Императорский Малый театр торжественно чествовал дни свободы. На сцене Малого театра был устроен фестиваль. На большом пьедестале одетая боярышней в кокошнике артистка Яблочкина. Руки ее подняты к небу, на руках оборванные цепи, под мышкой одной руки привязан сноп ржи и серп, у ног лежит солдат. Это – освобожденная Россия. А кругом, внизу у пьедестала, артисты и артистки. Артисты во фраках, артистки декольте, шляпы – перья паради.

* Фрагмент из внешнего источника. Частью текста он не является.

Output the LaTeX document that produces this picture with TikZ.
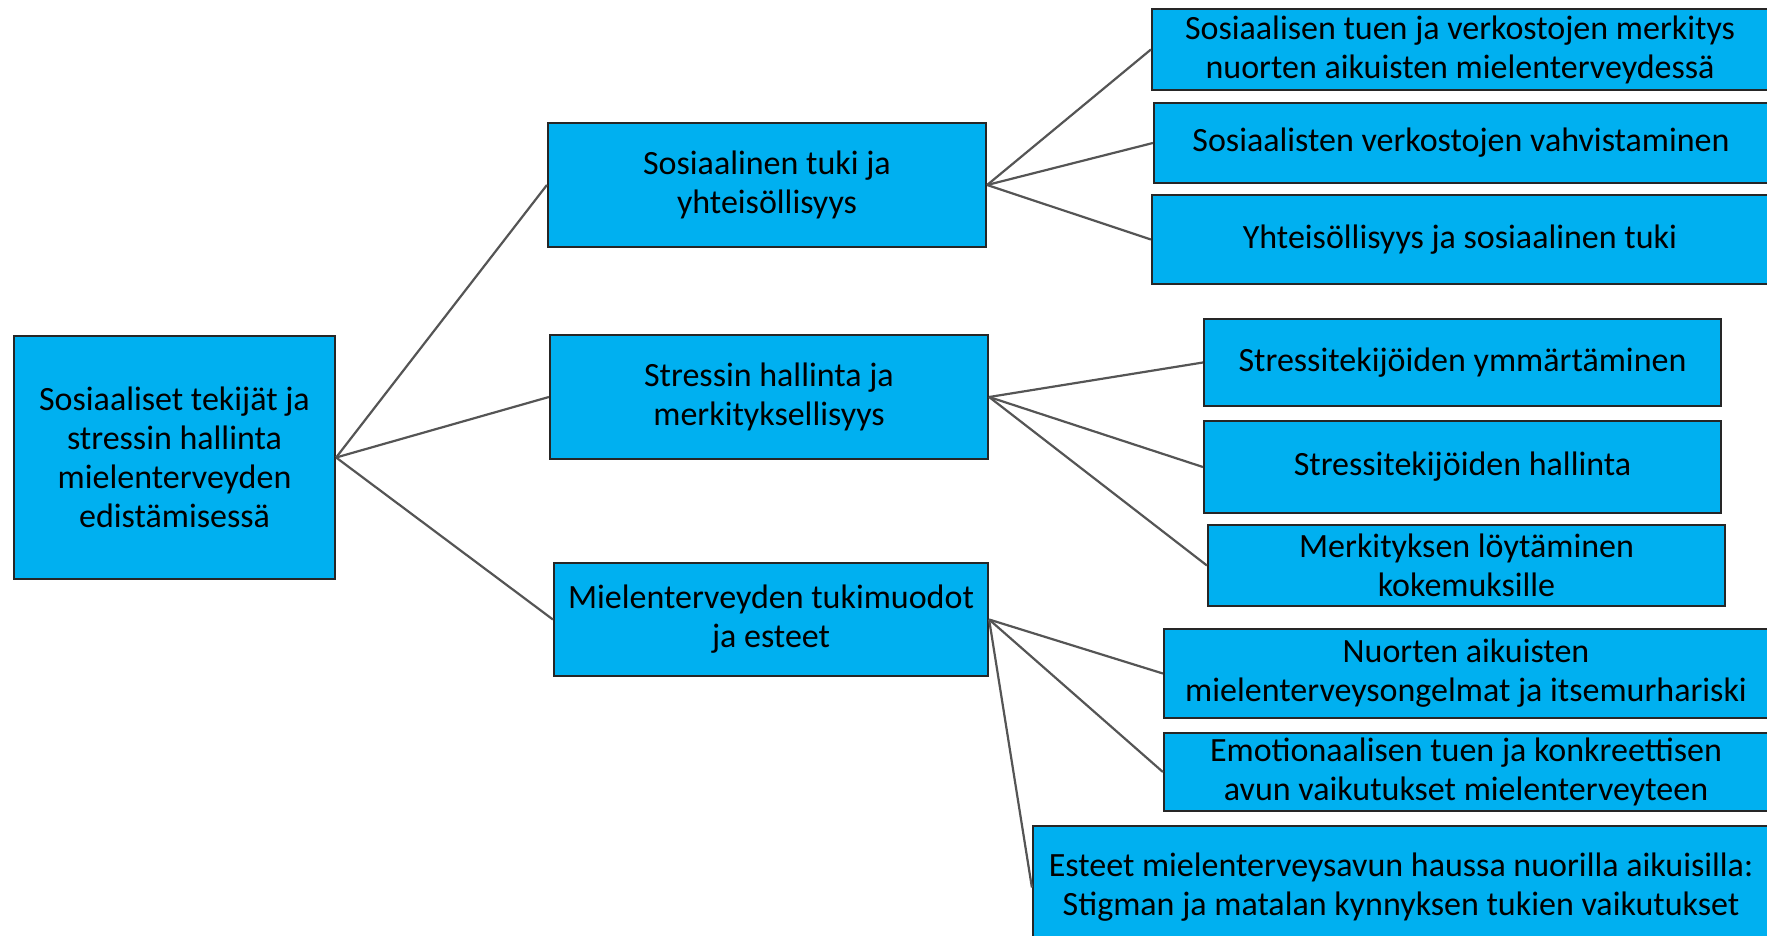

Оркестр играл «Марсельезу». У нас, так сказать, как во Франции. Артисты с серьезными лицами пели:
Вы, граждане, на бой,
Вы, граждане, вперед,
Впи-пи-пи-пи-впиред,
Вы, граждане, на бой.
Ловко выходило, совсем «Марсельеза».
Я посмотрел на толстого князя Сумбатова, на пухлого Головина, на Рыбакова… Какие все толстые. Какие толстяки, а вот на бой идут.
Когда в 1919 году совершенно нечего было есть, а есть всё же привыкли, то находились дома, люди, какие-то остатки средств, в которых всё еще сохранилось московское гостеприимство. Среди гостей у этих людей были всегда артисты. Они играли роль утешителей. Приходили и важно шепотом передавали радостные новости:
– Кончается, – говорили, – да, да, кончается. Вчера на Ходынке солдаты все лапти сожгли, да.
Все смотрят с вниманием, что такое.
– Ну и что же?
– Как что? – говорит удивленный артист. – Ясно, что конец.
Его сажали, угощали каким-то пирогом с творогом, с солониной. Артист сидел, ел и говорил совершенно как фельдмаршал, с важностью:
– В понедельник фабрику Абрамовичу вернули. Рабочие пришли с хлеб-солью к хозяину: «Бери, – говорят, – себе назад. Нам без тебя никак не управиться». Ресторан «Эрмитаж» на днях открывается.
– Да что вы, неужели?! Кушайте, голубчик, кушайте.
И голубчик кушал…
– Да, – говорил он, – я вчера сказал в банке, как его, Ше… ше… Шешкевичу. Говорю ему: «Ну что вы, товарищ, отдайте вы из сейфа-то Ивану Ивановичу Корзихину-то. Хороший он парень. Ну что вам». «Ну, – говорит, – для вас только. Пускай завтра приходит».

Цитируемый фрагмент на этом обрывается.